Race relation-omics?
The Forum's public opinion survey on race relations released late last year found race relations in SE Wisconsin are poor and not perceived as getting better. But we also found that in areas of interpersonal relations, such as marriage, adoption, friendship, etc., attitudes toward people of another race have improved across the board since we last surveyed on the issue in 1991. How can one survey find such disparate results? The answer may lie in economics.
A recent column by Tim Harford in Forbes magazine highlights the research economists have done on racism and concludes:
Economists tend to assume that people respond to the incentives they face. If that's true, we have to face up to the fact that young black Americans are facing some lousy choices. There is a lot of work for all of us to do.
Turns out economists are making a distinction between "taste-based" discrimination and "statistical" discrimination. The former is when discrimination occurs because of a dislike of minorities, the latter is when race is used as a marker for a trait to be selected out. Harford explains:
Non-racial statistical discrimination is actually rather common: An insurer will consider your age and your sex when deciding how much to charge for auto insurance. Why? Because the stereotypes, however crude and however unfair to individuals, contain a bit of extra information.
Harford's pessimistic conclusion arises from the realization that statistical racial discrimination by employers could be an economically reasonable position, if race is, in fact, a relatively reliable marker for something such as the quality of school attended. In that case an employer will respond to the positive incentive resulting from discrimination:
A racist who turns down workers even though he knows them to be competent will take a hit to the bottom line, but statistical discrimination could improve profits, which makes it harder to stamp out.
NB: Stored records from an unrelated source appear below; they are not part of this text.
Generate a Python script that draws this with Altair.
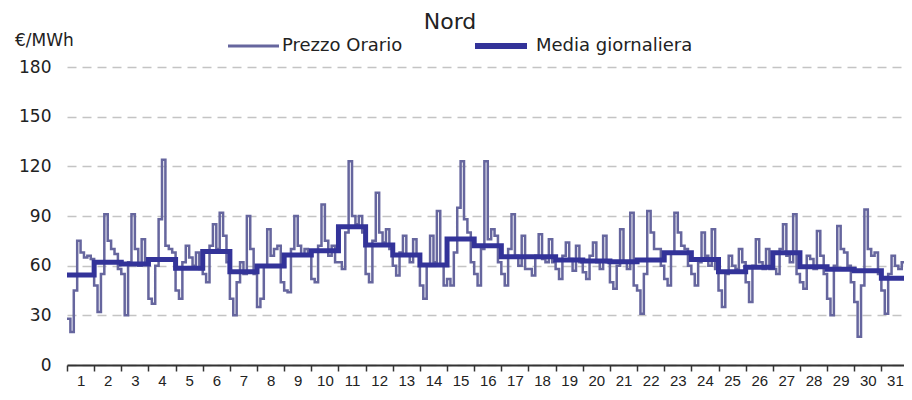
import altair as alt
import pandas as pd

# ---- data ----
days = list(range(1, 32))
block_hours = [0, 3, 6, 9, 12, 15, 18, 21]
hourly_blocks = [
    [28, 20, 45, 75, 68, 65, 66, 64],
    [48, 32, 55, 91, 75, 70, 67, 58],
    [55, 30, 62, 91, 70, 60, 76, 62],
    [40, 37, 60, 88, 124, 72, 70, 68],
    [45, 40, 62, 72, 65, 60, 68, 58],
    [55, 50, 72, 85, 70, 92, 78, 62],
    [40, 30, 50, 62, 55, 90, 70, 55],
    [35, 40, 60, 82, 66, 70, 72, 50],
    [45, 44, 70, 90, 72, 66, 70, 68],
    [52, 50, 72, 97, 75, 66, 72, 62],
    [62, 58, 80, 123, 90, 85, 90, 80],
    [55, 50, 75, 104, 80, 74, 82, 70],
    [60, 54, 68, 78, 66, 62, 76, 66],
    [48, 40, 60, 78, 62, 93, 60, 48],
    [52, 48, 68, 95, 123, 88, 80, 62],
    [55, 48, 70, 123, 76, 82, 78, 62],
    [55, 48, 70, 91, 66, 60, 78, 58],
    [58, 54, 66, 79, 64, 62, 76, 62],
    [58, 52, 66, 74, 64, 57, 72, 62],
    [56, 52, 66, 74, 62, 58, 78, 62],
    [50, 46, 60, 82, 62, 58, 92, 48],
    [45, 31, 55, 93, 80, 70, 70, 60],
    [52, 48, 68, 92, 80, 72, 70, 60],
    [55, 48, 62, 80, 66, 60, 82, 58],
    [45, 35, 55, 66, 60, 58, 70, 62],
    [50, 38, 60, 76, 62, 58, 70, 58],
    [58, 55, 70, 85, 66, 62, 91, 55],
    [50, 46, 66, 64, 58, 81, 66, 55],
    [40, 30, 60, 84, 70, 68, 60, 50],
    [38, 17, 48, 94, 70, 66, 68, 55],
    [45, 31, 55, 66, 60, 58, 62, 60],
]
daily_avg = [54.4, 62.0, 61.0, 63.8, 58.4, 68.5, 56.4, 59.8, 66.4, 69.0,
             83.5, 72.5, 66.4, 60.4, 76.1, 72.1, 65.4, 65.4, 63.4, 62.8,
             62.4, 63.4, 67.8, 63.8, 56.4, 59.0, 67.8, 59.4, 57.8, 57.0, 52.4]
y_ticks = [0, 30, 60, 90, 120, 150, 180]

# ---- tables ----
rows = []
for d, blocks in zip(days, hourly_blocks):
    for h, v in zip(block_hours, blocks):
        rows.append({"hour": (d - 1) * 24 + h, "price": v})
rows.append({"hour": len(days) * 24, "price": hourly_blocks[-1][-1]})
hourly = pd.DataFrame(rows)

avg_rows = [{"hour": (d - 1) * 24, "price": v} for d, v in zip(days, daily_avg)]
avg_rows.append({"hour": len(days) * 24, "price": daily_avg[-1]})
avg = pd.DataFrame(avg_rows)

X_MAX = 740
HOURLY_COLOR = "#66669e"
AVG_COLOR = "#333399"
FONT = "DejaVu Sans"

x_enc = alt.X(
    "hour:Q",
    scale=alt.Scale(domain=[0, X_MAX], nice=False, zero=False),
    axis=alt.Axis(
        values=list(range(0, X_MAX + 1, 12)),
        title=None,
        grid=False,
        domainColor="#333333",
        domainWidth=2,
        tickColor="#333333",
        tickWidth=1.5,
        tickSize=6,
        tickOpacity={"condition": {"test": "datum.value % 24 == 0", "value": 1}, "value": 0},
        labelExpr="datum.value % 24 == 12 ? '' + ((datum.value - 12) / 24 + 1) : ''",
        labelOverlap=False,
        labelFlush=False,
        labelFont="Liberation Sans Narrow, Liberation Sans",
        labelFontSize=15,
        labelColor="#222222",
        labelPadding=2,
    ),
)
y_enc = alt.Y(
    "price:Q",
    scale=alt.Scale(domain=[0, 180], nice=False),
    axis=alt.Axis(
        values=y_ticks,
        title=None,
        domain=False,
        ticks=False,
        grid=True,
        gridDash=[9, 6],
        gridColor="#c4c4c4",
        gridWidth=1.5,
        labelFont=FONT,
        labelFontSize=17,
        labelColor="#222222",
        labelPadding=16,
    ),
)

hourly_line = alt.Chart(hourly).mark_line(
    color=HOURLY_COLOR, strokeWidth=2.5, interpolate="step-after", clip=True
).encode(x=x_enc, y=y_enc)

avg_line = alt.Chart(avg).mark_line(
    color=AVG_COLOR, strokeWidth=5, interpolate="step-after", clip=True
).encode(x=x_enc, y=y_enc)

one = alt.Data(values=[{}])

title = alt.Chart(one).mark_text(
    text="Nord", font=FONT, fontSize=22, color="#222222", align="center", baseline="middle"
).encode(x=alt.value(383), y=alt.value(-45))

unit = alt.Chart(one).mark_text(
    text="€/MWh", font=FONT, fontSize=17, color="#222222", align="left", baseline="middle"
).encode(x=alt.value(-52), y=alt.value(-26))

leg_line1 = alt.Chart(one).mark_rule(color=HOURLY_COLOR, strokeWidth=3).encode(
    x=alt.value(161), x2=alt.value(212), y=alt.value(-21)
)
leg_text1 = alt.Chart(one).mark_text(
    text="Prezzo Orario", font=FONT, fontSize=18, color="#222222", align="left", baseline="middle"
).encode(x=alt.value(215), y=alt.value(-21))

leg_line2 = alt.Chart(one).mark_rule(color=AVG_COLOR, strokeWidth=6).encode(
    x=alt.value(408), x2=alt.value(460), y=alt.value(-21)
)
leg_text2 = alt.Chart(one).mark_text(
    text="Media giornaliera", font=FONT, fontSize=18, color="#222222", align="left", baseline="middle"
).encode(x=alt.value(469), y=alt.value(-21))

chart = alt.layer(
    hourly_line, avg_line, title, unit, leg_line1, leg_text1, leg_line2, leg_text2
).properties(
    width=837,
    height=298,
    autosize="none",
    padding={"left": 59, "top": 59, "right": 0, "bottom": 27},
    background="white",
).configure_view(stroke=None)

chart.save("out.html", embed_options={"renderer": "svg", "actions": False})
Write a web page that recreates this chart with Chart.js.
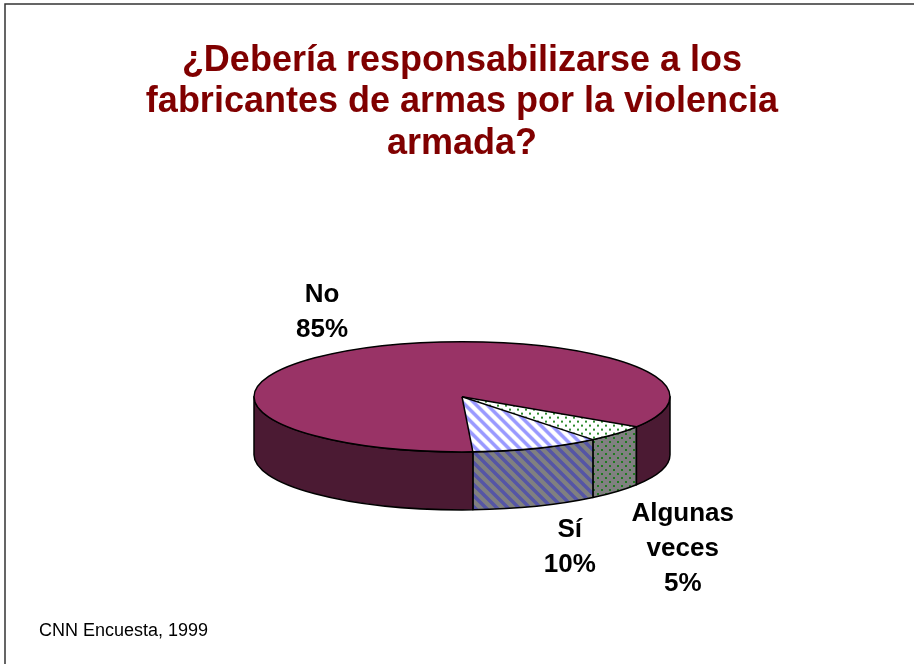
<!DOCTYPE html>
<html>
<head>
<meta charset="utf-8">
<script src="https://cdn.jsdelivr.net/npm/chart.js@4.4.0/dist/chart.umd.min.js"></script>
<style>
    html, body { margin: 0; padding: 0; background: #fff; }
</style>
</head>
<body>
<canvas id="pollChart" width="914" height="664"></canvas>
<script>
// Datos de la encuesta
const categories = ['Algunas veces', 'Sí', 'No'];
const shares = [5, 10, 85];
const labelLines = [['Algunas', 'veces', '5%'], ['Sí', '10%'], ['No', '85%']];

const TILT = 0.265;   // aplastamiento vertical de la elipse
const DEPTH = 58;     // grosor del "pastel"

// Tramas (puntos y rayas)

function makeStripes(bg, fg) {
    const n = 11;
    const c = document.createElement('canvas');
    c.width = n; c.height = n;
    const g = c.getContext('2d');
    g.fillStyle = bg;
    g.fillRect(0, 0, n, n);
    g.strokeStyle = fg;
    g.lineWidth = 3.5;
    g.beginPath();
    g.moveTo(-3, -3); g.lineTo(n + 3, n + 3);
    g.moveTo(-3, n - 3); g.lineTo(3, n + 3);
    g.moveTo(n - 3, -3); g.lineTo(n + 3, 3);
    g.stroke();
    return g.createPattern(c, 'repeat');
}

function makeDots(bg, fg) {
    const c = document.createElement('canvas');
    c.width = 8; c.height = 8;
    const g = c.getContext('2d');
    g.fillStyle = bg;
    g.fillRect(0, 0, 8, 8);
    g.fillStyle = fg;
    g.fillRect(1, 1, 2, 2);
    g.fillRect(5, 5, 2, 2);
    return g.createPattern(c, 'repeat');
}

const topFill = [makeDots('#ffffff', '#2e8b2e'), makeStripes('#ffffff', '#9999ff'), '#993366'];
const sideFill = [makeDots('#808080', '#1f7a1f'), makeStripes('#808080', '#5555a5'), '#4b1a33'];

// компенсируем сжатие для трамы на верхней грани
topFill.forEach(p => {
    if (typeof p !== 'string') p.setTransform(new DOMMatrix([1, 0, 0, 1 / TILT, 0, 0]));
});

// Plugin 3D

const pie3d = {
    id: 'pie3d',
    beforeDraw(chart) {
        const ctx = chart.ctx;
        ctx.save();
        ctx.fillStyle = '#fff';
        ctx.fillRect(0, 0, chart.width, chart.height);
        ctx.strokeStyle = '#333';
        ctx.lineWidth = 1.5;
        ctx.beginPath();
        ctx.moveTo(5, chart.height);
        ctx.lineTo(5, 4);
        ctx.lineTo(chart.width, 4);
        ctx.stroke();
        ctx.restore();
    },
    beforeDatasetsDraw(chart) {
        const ctx = chart.ctx;
        const arcs = chart.getDatasetMeta(0).data;
        const cx = arcs[0].x, cy = arcs[0].y, r = arcs[0].outerRadius;
        const ry = r * TILT;

        ctx.save();
        ctx.lineWidth = 1.5;
        ctx.strokeStyle = '#000';
        ctx.lineJoin = 'round';
        arcs.forEach((arc, i) => {
            for (const base of [-2 * Math.PI, 0, 2 * Math.PI, 4 * Math.PI]) {
                const a0 = Math.max(arc.startAngle, base);
                const a1 = Math.min(arc.endAngle, base + Math.PI);
                if (a1 <= a0) continue;
                ctx.beginPath();
                ctx.ellipse(cx, cy, r, ry, 0, a0, a1, false);
                ctx.lineTo(cx + r * Math.cos(a1), cy + ry * Math.sin(a1) + DEPTH);
                ctx.ellipse(cx, cy + DEPTH, r, ry, 0, a1, a0, true);
                ctx.closePath();
                ctx.fillStyle = sideFill[i];
                ctx.fill();
                ctx.stroke();
            }
        });
        ctx.restore();

        ctx.save();
        ctx.translate(cx, cy);
        ctx.scale(1, TILT);
        ctx.translate(-cx, -cy);
    },
    afterDatasetsDraw(chart) {
        const ctx = chart.ctx;
        ctx.restore();

        const arcs = chart.getDatasetMeta(0).data;
        const cx = arcs[0].x, cy = arcs[0].y, r = arcs[0].outerRadius;
        const ry = r * TILT;

        // contornos
        ctx.save();
        ctx.lineWidth = 1.5;
        ctx.strokeStyle = '#000';
        ctx.beginPath();
        ctx.ellipse(cx, cy, r, ry, 0, 0, 2 * Math.PI);
        ctx.stroke();
        arcs.forEach(arc => {
            ctx.beginPath();
            ctx.moveTo(cx, cy);
            ctx.lineTo(cx + r * Math.cos(arc.startAngle), cy + ry * Math.sin(arc.startAngle));
            ctx.stroke();
        });
        ctx.restore();

        // etiquetas
        ctx.save();
        ctx.font = 'bold 26px "Liberation Sans", Arial, sans-serif';
        ctx.fillStyle = '#000';
        ctx.textAlign = 'center';
        ctx.textBaseline = 'middle';
        const lh = 35;
        arcs.forEach((arc, i) => {
            const mid = (arc.startAngle + arc.endAngle) / 2;
            const c = Math.cos(mid), s = Math.sin(mid);
            const lines = labelLines[i];
            const w = Math.max(...lines.map(t => ctx.measureText(t).width));
            const h = lines.length * lh;
            const ax = cx + r * c + c * 20;
            const ay = cy + ry * s + (s > 0 ? DEPTH : 0) + s * 4 + 2;
            const left = c < 0 ? ax - w : ax;
            const top = s < 0 ? ay - h : ay;
            lines.forEach((t, j) => ctx.fillText(t, left + w / 2, top + lh * (j + 0.5)));
        });
        ctx.restore();
    },
    afterDraw(chart) {
        const ctx = chart.ctx;
        ctx.save();
        ctx.font = '18px "Liberation Sans", Arial, sans-serif';
        ctx.fillStyle = '#000';
        ctx.textAlign = 'left';
        ctx.textBaseline = 'middle';
        ctx.fillText('CNN Encuesta, 1999', 39, 631);
        ctx.restore();
    }
};

// Диаграмма

const pollChart = document.getElementById('pollChart');
const pollData = {
    labels: categories,
    datasets: [
        {
            label: 'Encuesta',
            data: shares,
            backgroundColor: topFill,
            borderWidth: 0,
            hoverOffset: 0,
        }
    ]
};

const pollChartConfig = {
    type: 'pie',
    data: pollData,
    options: {
        responsive: false,
        animation: false,
        devicePixelRatio: 1,
        rotation: 123,
        radius: 208,
        layout: {
            padding: { left: 10, right: 0, top: 0, bottom: 35 },
        },
        plugins: {
            legend: { display: false },
            tooltip: { enabled: false },
            title: {
                display: true,
                text: ['¿Debería responsabilizarse a los', 'fabricantes de armas por la violencia', 'armada?'],
                color: '#800000',
                font: {
                    family: '"Liberation Sans", Arial, sans-serif',
                    size: 36,
                    weight: 'bold',
                    lineHeight: 1.153,
                },
                padding: { top: 40, bottom: 0 },
            },
        },
    },
    plugins: [pie3d],
}

new Chart(pollChart, pollChartConfig);
</script>
</body>
</html>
As long as an employer can learn something extra from an applicant's race that he can't learn from looking at a résumé...then the worrying possibility for profitable discrimination exists.
So, the longer most minority children are attending the country's worst schools, the more reliable race is as a marker for quality of schooling. Even more troubling, however, is evidence that statistical racial discrimination based on an unreliable marker can cause the marker to become more accurate.
[Roland] Fryer and two colleagues, Jacob Goeree and Charles Holt, showed how statistical discrimination could easily lead to a vicious circle. They used computer-based classroom games that assigned students the role of employers, "purple" workers and "green" workers. Students in the role of employers quickly jumped to the mistaken conclusion that purple workers were uneducated, and that view became self-fulfilling, as purple workers abandoned hope of getting hired and stopped paying for education. Once the downward spiral set in, a color-blind employer would actually lose money.
"I was amazed," recalls Fryer. "The kids were really angry. The purple workers would say, 'I'm not investing [in an education] because you won't hire me', and the employers would respond 'I didn't hire you because you weren't investing.' The initial asymmetries came about because of chance, but people would hang onto them and wouldn't let them go."
Thus, if people feel that the instances in which they make distinctions based on race are not due to dislike of that racial group, but to a racially-relevant factor, we can find individuals reporting that their own attitudes about race have improved while race relations overall continue to be dismal. Because, if you're on the receiving end of the discrimination, does it really matter what label an economist has given it?